INTERNATIONAL BUDDHIST FILM FESTIVAL 2012 BANGKOK
“Light after Illusion”
Film is essentially the art of make-believing. Various ideas learned through the filmmaker’s portrayal of the world can give life lessons to the audience. These ideas in turn enlighten the minds, freeing the viewer’s imaginations.
The Buddhist wisdom through cinematic lens brightens not only the eyes but up towards the spiritual level, resonating with each audience’s own interpretation depending on their individual experiences.
INTERNATIONAL BUDDHIST FILM FESTIVAL 2012 BANGKOK, will present films of Buddhist wisdom from around the world. Thailand, as global epicenter of Buddhism, can then become a world stage in showcasing these cinematic enlightenments to the world.
The Light of Asia (Prem Sanyas)
Opening Night at Scala Theatre on 6th June 2012
Starting from 5.30PM (Invitation Only)
1925, 110 minutes A film by Franz Osten & Himanshu Rai. Screening of silent film accompanied by live orchestra. The music will be a blend of traditional Thai, Indian and western scores.
Director: Franz Osten, Himanshu Rai
Screenplay: Edwin Arnold (story), Niranjan Pal (screenplay)
Cinematographer: Willi Kiermeier, Josef Wirsching
Cast: Seeta Devi, Himanshu Rai, Sarada Uki
This adaptation of Arnold's 1861 Orientalist epic opens with documentary shots of tourists in Bombay watching street performers. Then a white-bearded old man sitting under the bodhi tree tells the tourists the story of Gautama (Rai), son of King Suddodhana (Ukil) and Queen Maya (Bala), who left his consort Gopa (Seeta) and became a wandering teacher credited with founding Buddhism. The religious epic, with its idealized figures, takes up the narrative in flashback and ends with Gopa kneeling before Gautama asking to become his disciple.

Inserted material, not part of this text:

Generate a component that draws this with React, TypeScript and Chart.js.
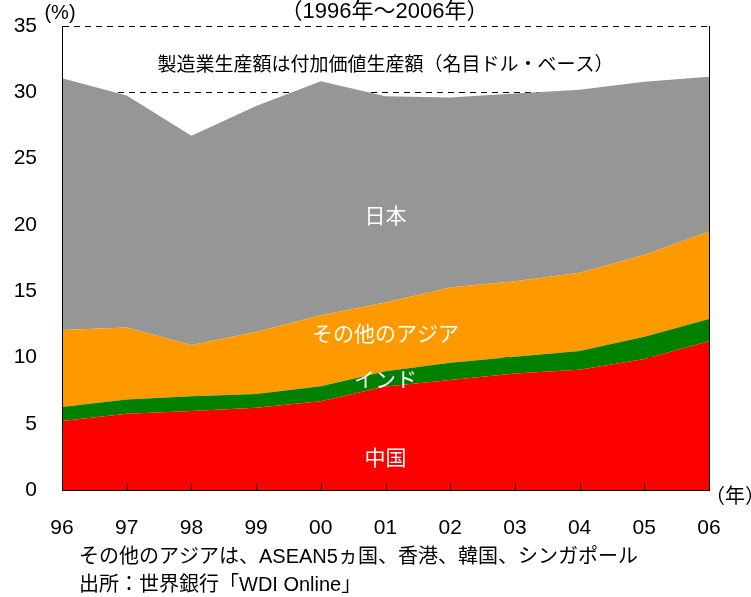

Franz Osten (23 December 1876 – 2 December 1956) was a German filmmaker who along with Niranjan Pal was among the first retainers of Bombay Talkies. Osten partnered with Pal on a number of India's earliest blockbuster films like Achhut Kanya and Jeevan Naiya. Himanshu Rai (1892–1940), one of the pioneers of Indian cinema, is best known as the founder of the Bombay Talkies in 1934. He was associated with a number of movies, including Goddess (1922), The Light of Asia (1925), Siraj (1926), A Throw of Dice (1928), and Karma (1933). He was married to actress Devika Rani.